■ WHAT YOU HAVE TO DO
Identify each line below containing the string "seaborn" and copy it.

=== DATASET CONTENT ===

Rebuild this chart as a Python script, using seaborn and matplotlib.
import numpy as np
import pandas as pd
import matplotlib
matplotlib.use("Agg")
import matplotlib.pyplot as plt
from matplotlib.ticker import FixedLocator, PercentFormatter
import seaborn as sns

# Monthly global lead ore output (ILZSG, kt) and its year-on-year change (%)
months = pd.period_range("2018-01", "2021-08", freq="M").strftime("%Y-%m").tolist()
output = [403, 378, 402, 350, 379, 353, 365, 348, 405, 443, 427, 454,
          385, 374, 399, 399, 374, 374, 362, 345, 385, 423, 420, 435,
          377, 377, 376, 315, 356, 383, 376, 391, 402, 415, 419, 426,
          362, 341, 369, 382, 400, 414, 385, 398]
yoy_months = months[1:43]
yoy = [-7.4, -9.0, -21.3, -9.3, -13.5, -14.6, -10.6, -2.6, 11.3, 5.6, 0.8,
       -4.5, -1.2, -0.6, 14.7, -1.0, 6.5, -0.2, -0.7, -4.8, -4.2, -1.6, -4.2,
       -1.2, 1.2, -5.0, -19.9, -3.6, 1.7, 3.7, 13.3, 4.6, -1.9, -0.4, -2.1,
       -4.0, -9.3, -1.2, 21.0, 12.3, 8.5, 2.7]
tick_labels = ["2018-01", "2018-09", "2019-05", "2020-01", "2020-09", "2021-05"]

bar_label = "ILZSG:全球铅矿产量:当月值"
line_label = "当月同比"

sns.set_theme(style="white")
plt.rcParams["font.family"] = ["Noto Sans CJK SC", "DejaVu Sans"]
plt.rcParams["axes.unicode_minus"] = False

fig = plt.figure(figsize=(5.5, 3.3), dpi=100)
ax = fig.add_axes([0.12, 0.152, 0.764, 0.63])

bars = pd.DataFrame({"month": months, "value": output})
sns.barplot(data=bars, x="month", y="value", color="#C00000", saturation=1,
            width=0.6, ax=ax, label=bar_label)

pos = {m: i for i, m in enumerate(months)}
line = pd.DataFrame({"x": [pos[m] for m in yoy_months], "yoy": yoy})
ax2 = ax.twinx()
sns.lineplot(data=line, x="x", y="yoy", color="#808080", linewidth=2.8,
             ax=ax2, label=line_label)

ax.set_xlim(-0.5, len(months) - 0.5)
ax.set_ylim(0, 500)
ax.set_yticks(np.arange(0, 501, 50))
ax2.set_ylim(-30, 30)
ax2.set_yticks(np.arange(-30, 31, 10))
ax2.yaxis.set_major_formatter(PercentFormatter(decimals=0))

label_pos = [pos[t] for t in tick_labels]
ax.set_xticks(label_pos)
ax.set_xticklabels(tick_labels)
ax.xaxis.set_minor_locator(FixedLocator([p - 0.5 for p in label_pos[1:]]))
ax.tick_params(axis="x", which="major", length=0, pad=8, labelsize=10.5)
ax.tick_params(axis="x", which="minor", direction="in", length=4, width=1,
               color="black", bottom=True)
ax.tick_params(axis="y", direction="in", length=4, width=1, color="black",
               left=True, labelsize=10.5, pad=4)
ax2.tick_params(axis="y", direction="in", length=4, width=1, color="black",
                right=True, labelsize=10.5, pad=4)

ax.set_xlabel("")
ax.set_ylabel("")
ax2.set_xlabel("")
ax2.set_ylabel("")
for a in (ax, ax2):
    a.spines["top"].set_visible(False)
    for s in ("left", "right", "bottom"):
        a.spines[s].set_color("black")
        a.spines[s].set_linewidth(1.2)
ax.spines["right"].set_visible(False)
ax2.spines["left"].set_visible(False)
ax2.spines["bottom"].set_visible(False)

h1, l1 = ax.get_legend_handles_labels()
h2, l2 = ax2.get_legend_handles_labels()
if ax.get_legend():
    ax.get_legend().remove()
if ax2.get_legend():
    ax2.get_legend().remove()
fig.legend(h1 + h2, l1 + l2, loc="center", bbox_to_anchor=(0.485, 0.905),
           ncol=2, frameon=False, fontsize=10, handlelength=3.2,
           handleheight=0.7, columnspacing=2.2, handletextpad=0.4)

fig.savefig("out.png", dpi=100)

===

■ RIGHT ANSWER
Rebuild this chart as a Python script, using seaborn and matplotlib.
import seaborn as sns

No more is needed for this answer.